BILL ANALYSIS Ó
SENATE JUDICIARY COMMITTEE
Senator Hannah-Beth Jackson, Chair
2015-2016 Regular Session
AB 1779 (Gatto)
Version: May 4, 2016
Hearing Date: June 21, 2016
Fiscal: Yes
Urgency: No
ME
SUBJECT
Nonprobate transfers: revocable transfer on death deed
DESCRIPTION
Existing law directs the California Law Revision Commission
(CLRC) to study the effect of California's revocable transfer on
death deed (TOD), a nonprobate residential real property
transfer instrument, and make recommendations to the Legislature
by January 1, 2020. The CLRC was directed to study specific
issues, including whether the TOD is working effectively and
should be continued. This bill would additionally instruct the
CLRC to study whether it is feasible and appropriate to expand
the TOD to include:
the transfer of stock cooperatives or other common
interest developments; and
transfers to a trust or other legal entity.
BACKGROUND
AB 139 (Gatto, Ch. 293, Stats. 2015) created the "revocable
transfer on death deed," a new nonprobate transfer instrument
that becomes effective only upon the death of the transferor.
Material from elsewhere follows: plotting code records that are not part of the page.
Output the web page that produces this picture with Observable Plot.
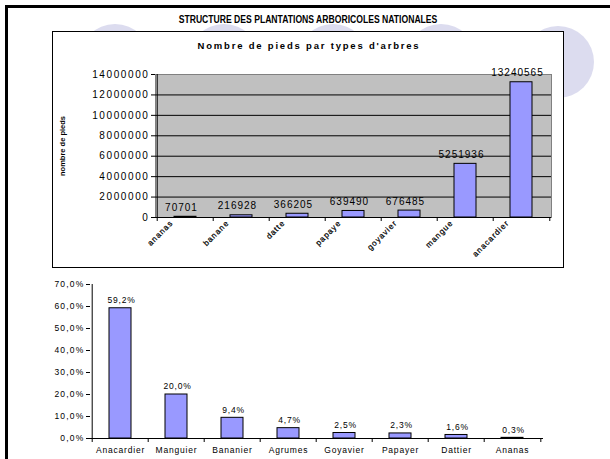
<!DOCTYPE html>
<html>
<head>
<meta charset="utf-8">
<script src="https://cdn.jsdelivr.net/npm/d3@7"></script>
<script src="https://cdn.jsdelivr.net/npm/@observablehq/plot@0.6"></script>
<style>
  html, body { margin: 0; padding: 0; background: #fff; }
  body { width: 610px; height: 459px; position: relative; overflow: hidden; font-family: "Liberation Sans", Arial, sans-serif; }
  .circle { position: absolute; width: 72px; height: 72px; border-radius: 50%; background: #dcdcef; }
  #frame { position: absolute; left: 5px; top: 5px; width: 700px; height: 600px; border-left: 3px solid #000; border-top: 3px solid #000; }
  #title { position: absolute; left: 52px; width: 512px; top: 14px; text-align: center; font-weight: bold; font-size: 10px; color: #000; transform: scaleX(0.86); }
  #box { position: absolute; left: 52px; top: 31px; width: 510px; height: 235px; border: 1.5px solid #000; background: #fff; }
  #subtitle { position: absolute; left: 0; width: 512px; top: 8px; text-align: center; font-weight: bold; font-size: 9.5px; letter-spacing: 1.8px; }
  #top, #bottom { position: absolute; }
  #top { left: 0; top: 0; }
  #bottom { left: 0; top: 275px; }
  #top g[aria-label="y-axis tick label"] text { letter-spacing: 1.6px; }
  #top text[aria-label="values"] { letter-spacing: 1.0px; }
  #top text[aria-label="categories"] { letter-spacing: 1.0px; }
  #bottom g[aria-label="y-axis tick label"] text { letter-spacing: 1.2px; }
  #bottom g[aria-label="x-axis tick label"] text { letter-spacing: 0.8px; }
  #bottom text[aria-label="values"] { letter-spacing: 0.8px; }
</style>
</head>
<body>
<div class="circle" style="left:79px;top:24px"></div>
<div class="circle" style="left:188px;top:24px"></div>
<div class="circle" style="left:297px;top:24px"></div>
<div class="circle" style="left:405px;top:24px"></div>
<div class="circle" style="left:522px;top:26px"></div>
<div id="frame"></div>
<div id="title">STRUCTURE DES PLANTATIONS ARBORICOLES NATIONALES</div>
<div id="box">
  <div id="subtitle">Nombre de pieds par types d'arbres</div>
  <div id="top"></div>
</div>
<div id="bottom"></div>
<script>
// ---- data: top chart ----
const topCats = ["ananas", "banane", "datte", "papaye", "goyavier", "mangue", "anacardier"];
const topVals = [70701, 216928, 366205, 639490, 676485, 5251936, 13240565];
const topTicks = [0, 2000000, 4000000, 6000000, 8000000, 10000000, 12000000, 14000000];
const topAxisTitle = "nombre de pieds";

// ---- data: bottom chart ----
const botCats = ["Anacardier", "Manguier", "Bananier", "Agrumes", "Goyavier", "Papayer", "Dattier", "Ananas"];
const botVals = [59.2, 20.0, 9.4, 4.7, 2.5, 2.3, 1.6, 0.3];
const botTicks = [0, 10, 20, 30, 40, 50, 60, 70];

const font = "Liberation Sans, Arial, sans-serif";
const barFill = "#9999ff";

const topData = topCats.map((c, i) => ({cat: c, val: topVals[i]}));
const botData = botCats.map((c, i) => ({cat: c, val: botVals[i]}));
const pct = v => v.toFixed(1).replace(".", ",") + "%";

// ---- top chart ----
const tW = 510, tH = 235, tML = 102, tMR = 12, tMT = 42, tMB = 50;
const tStep = (tW - tML - tMR) / topCats.length;
const topPlot = Plot.plot({
  width: tW, height: tH,
  marginLeft: tML, marginRight: tMR, marginTop: tMT, marginBottom: tMB,
  style: {fontFamily: font, background: "transparent", overflow: "visible"},
  x: {domain: topCats, paddingInner: 0.6, paddingOuter: 0.3, label: null, axis: null},
  y: {domain: [0, 14000000], label: null},
  marks: [
    Plot.frame({fill: "#c0c0c0", stroke: "#808080"}),
    Plot.ruleY(topTicks.filter(t => t > 0 && t < 14000000), {stroke: "#000", strokeWidth: 1}),
    Plot.barY(topData, {x: "cat", y: "val", fill: barFill, stroke: "#000", strokeWidth: 1}),
    Plot.text(topData, {x: "cat", y: "val", text: d => String(d.val), dy: -9, dx: -4, fontSize: 10, fill: "#000", ariaLabel: () => "values"}),
    Plot.ruleX([topCats[0]], {x: d => d, y1: 0, y2: 14000000, dx: -tStep / 2, stroke: "#000"}),
    Plot.ruleX(topCats, {x: d => d, y1: 0, y2: 0, insetBottom: -4, dx: -tStep / 2, stroke: "#000"}),
    Plot.ruleX([topCats[topCats.length - 1]], {x: d => d, y1: 0, y2: 0, insetBottom: -4, dx: tStep / 2, stroke: "#000"}),
    Plot.ruleY([0], {stroke: "#000"}),
    Plot.axisY({ticks: topTicks, tickFormat: d => String(d), tickSize: 4, fontSize: 10, tickPadding: 2}),
    Plot.text(topCats, {x: d => d, text: d => d, frameAnchor: "bottom", dy: 6, dx: -12, rotate: -45, textAnchor: "end", fontSize: 8, fill: "#000", stroke: "#000", strokeWidth: 0.25, ariaLabel: () => "categories"}),
    Plot.text([topAxisTitle], {frameAnchor: "left", dx: -93, rotate: -90, textAnchor: "middle", fontSize: 7.5, fontWeight: "bold", text: d => d})
  ]
});
document.getElementById("top").appendChild(topPlot);

// ---- bottom chart ----
const bW = 610, bH = 184, bML = 90, bMR = 67, bMT = 9, bMB = 21;
const bStep = (bW - bML - bMR) / botCats.length;
const botPlot = Plot.plot({
  width: bW, height: bH,
  marginLeft: bML, marginRight: bMR, marginTop: bMT, marginBottom: bMB,
  style: {fontFamily: font, background: "transparent", overflow: "visible"},
  x: {domain: botCats, paddingInner: 0.6, paddingOuter: 0.3, label: null},
  y: {domain: [0, 70], label: null},
  marks: [
    Plot.barY(botData, {x: "cat", y: "val", fill: barFill, stroke: "#000", strokeWidth: 1}),
    Plot.text(botData, {x: "cat", y: "val", text: d => pct(d.val), dy: -8, dx: 1, fontSize: 8.5, fill: "#000", ariaLabel: () => "values"}),
    Plot.ruleX([botCats[0]], {x: d => d, y1: 0, y2: 70, dx: -bStep / 2, stroke: "#000"}),
    Plot.ruleX(botCats, {x: d => d, y1: 0, y2: 0, insetBottom: -4, dx: -bStep / 2, stroke: "#000"}),
    Plot.ruleX([botCats[botCats.length - 1]], {x: d => d, y1: 0, y2: 0, insetBottom: -4, dx: bStep / 2, stroke: "#000"}),
    Plot.ruleY([0], {stroke: "#000"}),
    Plot.axisY({ticks: botTicks, tickFormat: d => pct(d), tickSize: 4, fontSize: 8.5, tickPadding: 2}),
    Plot.axisX({tickSize: 0, fontSize: 8.5, tickPadding: 8})
  ]
});
document.getElementById("bottom").appendChild(botPlot);
</script>
</body>
</html>
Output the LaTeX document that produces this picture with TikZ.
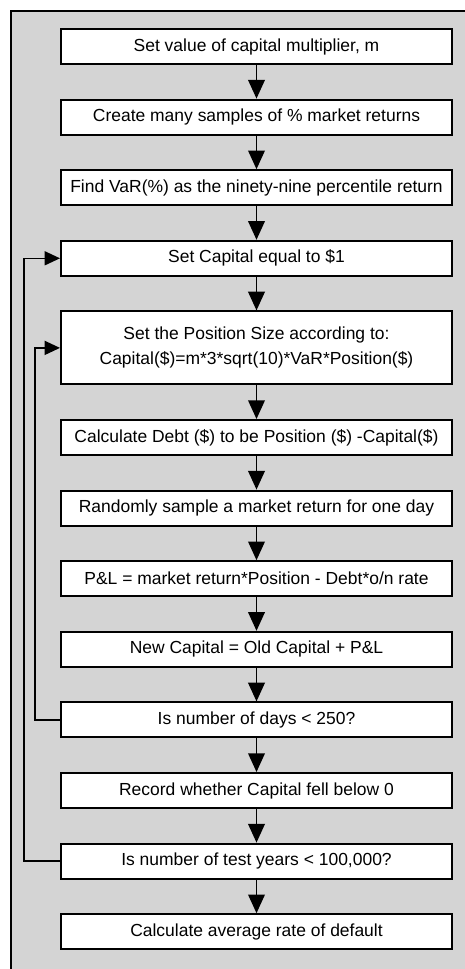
\documentclass[tikz,border=0pt]{standalone}
\usepackage{fontspec}
\setmainfont{Liberation Sans}
\usetikzlibrary{positioning,arrows.meta}
\definecolor{panelgray}{RGB}{212,212,212}

\begin{document}
\begin{tikzpicture}[
  x=0.75pt, y=-0.75pt,
  block/.style={rectangle, draw, line width=1.5pt, fill=white, minimum width=293.25pt, minimum height=26.25pt, inner sep=2pt, align=center, font=\fontsize{13.1}{18.75}\selectfont},
  flow/.style={line width=1.1pt, -{Triangle[length=14pt,width=12.5pt]}},
  back/.style={line width=1.1pt, -{Triangle[length=11.5pt,width=10.5pt]}},
  node distance=25.2pt
]
\useasboundingbox (0,0) rectangle (464,969);
\draw[line width=1.5pt, fill=panelgray] (11,11) rectangle (480,985);

\node[block] (mult) at (256.5,46.5) {Set value of capital multiplier, m};
\node[block, below=of mult] (samples) {Create many samples of \% market returns};
\node[block, below=of samples] (var) {Find VaR(\%) as the ninety-nine percentile return};
\node[block, below=of var] (capital) {Set Capital equal to \$1};
\node[block, below=of capital, minimum height=54.75pt] (position) {Set the Position Size according to:\\Capital(\$)=m*3*sqrt(10)*VaR*Position(\$)};
\node[block, below=of position] (debt) {Calculate Debt (\$) to be Position (\$) -Capital(\$)};
\node[block, below=of debt] (draw) {Randomly sample a market return for one day};
\node[block, below=of draw] (pnl) {P\&L = market return*Position - Debt*o/n rate};
\node[block, below=of pnl] (newcap) {New Capital = Old Capital + P\&L};
\node[block, below=of newcap] (days) {Is number of days < 250?};
\node[block, below=of days] (record) {Record whether Capital fell below 0};
\node[block, below=of record] (years) {Is number of test years < 100,000?};
\node[block, below=of years] (average) {Calculate average rate of default};

% main chain
\foreach \a/\b in {mult/samples, samples/var, var/capital, capital/position, position/debt, debt/draw, draw/pnl, pnl/newcap, newcap/days, days/record, record/years, years/average}
  \draw[flow] (\a) -- (\b);

% loops back
\draw[back] (years.west) -- ++(-36,0) |- (capital.west);
\draw[back] (days.west) -- ++(-25,0) |- (position.west);
\end{tikzpicture}
\end{document}
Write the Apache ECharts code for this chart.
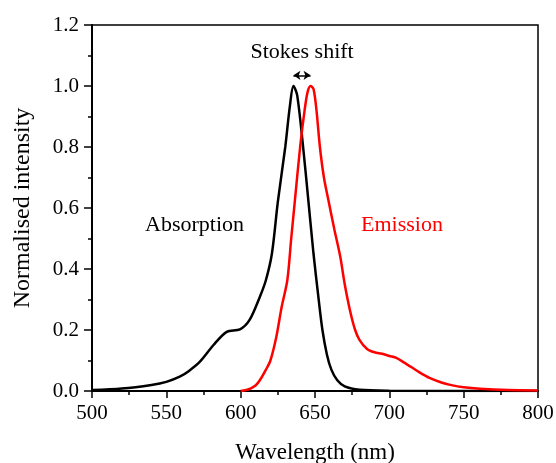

In 2005, the legislature directed the California Law Revision
Commission to study whether California should create a new
nonprobate transfer instrument that becomes effective only upon
the death of the transferor. AB 12 (DeVore, Ch. 422, Stats.
2005) The study was recommended for the following reasons: (1)
there is a 1914 California case that already allows for the use
of beneficiary deeds (another name for the revocable TOD deed)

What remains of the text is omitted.